Re: Matrices, TraditionalForm and Two Equal Signs
- To: mathgroup at smc.vnet.net
- Subject: [mg100921] Re: Matrices, TraditionalForm and Two Equal Signs
- From: pfalloon <pfalloon at gmail.com>
- Date: Thu, 18 Jun 2009 04:53:39 -0400 (EDT)
- References: <h19i25$p00$1@smc.vnet.net>
On Jun 17, 11:48 am, C Rose <uk.org.micros... at googlemail.com> wrote:
> Hi all
>
> I'm trying to display a matrix-vector multiplication in
> TraditionalForm. Let A and B be undefined, and let a and b be 2x2 and
> 2x1 matrices respectively. If I do:
>
> A B == a.b == N[a.b] // TraditionalForm
>
> then I get the product AB, followed by an equality sign, followed by
> the resulting 2x1 matrix, but I don't get the following equality sign
> and numerical approximation of the dot product.
>
> If I do:
>
> A B == N[a.b] // TraditionalForm
>
> then I do get to see the numerical approximation.
>
> If x and y are undefined and z is set to 1/2, and I do:
>
> x==y==N[z] // TraditionalForm
>
> then I get what I would expect: "x=y=0.333333".
>
> I imagine a call to Hold or similar is the answer, but I'm failing to
> find a solution. I'd be very grateful if someone could explain why the
> same notation applied to matrices leaves off the rightmost part of the
> equation.
>
> Best regards
>
> Chris
It looks like what's happening is that the equality is being
simplified: Mathematica recognizes that a.b == N[a.b] is True, and so
drops the last part.
As you say, one way around this would be to use a Hold construct. It's
a bit fiddly because you need the a.b and N[a.b] to evaluate before
applying the Hold.
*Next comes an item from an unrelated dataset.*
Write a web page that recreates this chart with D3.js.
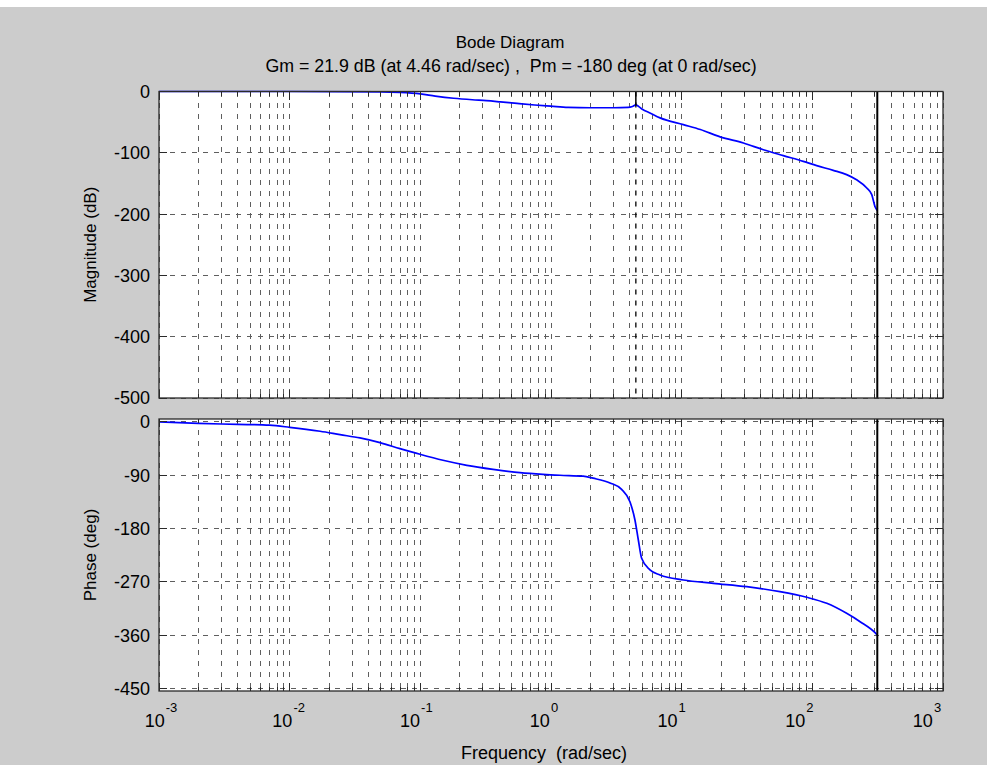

The following is one way to do this (there is
probably a neater way):
HoldForm[#1 == #2 == #3] &[A B, a.b, N[a.b]] // TraditionalForm
By using this anonymous function construct, the three arguments to
Equal are first evaluated, then the HoldForm prevents further
evaluation.
Another, possibly simpler, solution would be to use a Row construct:
Row[{A B, " \[Equal] ", a.b, " \[Equal] ", N[a.b]}] // TraditionalForm
The downside here is that this can no longer be evaluated (whereas in
the previous case you could use ReleaseHold) -- though this is
probably not an issue.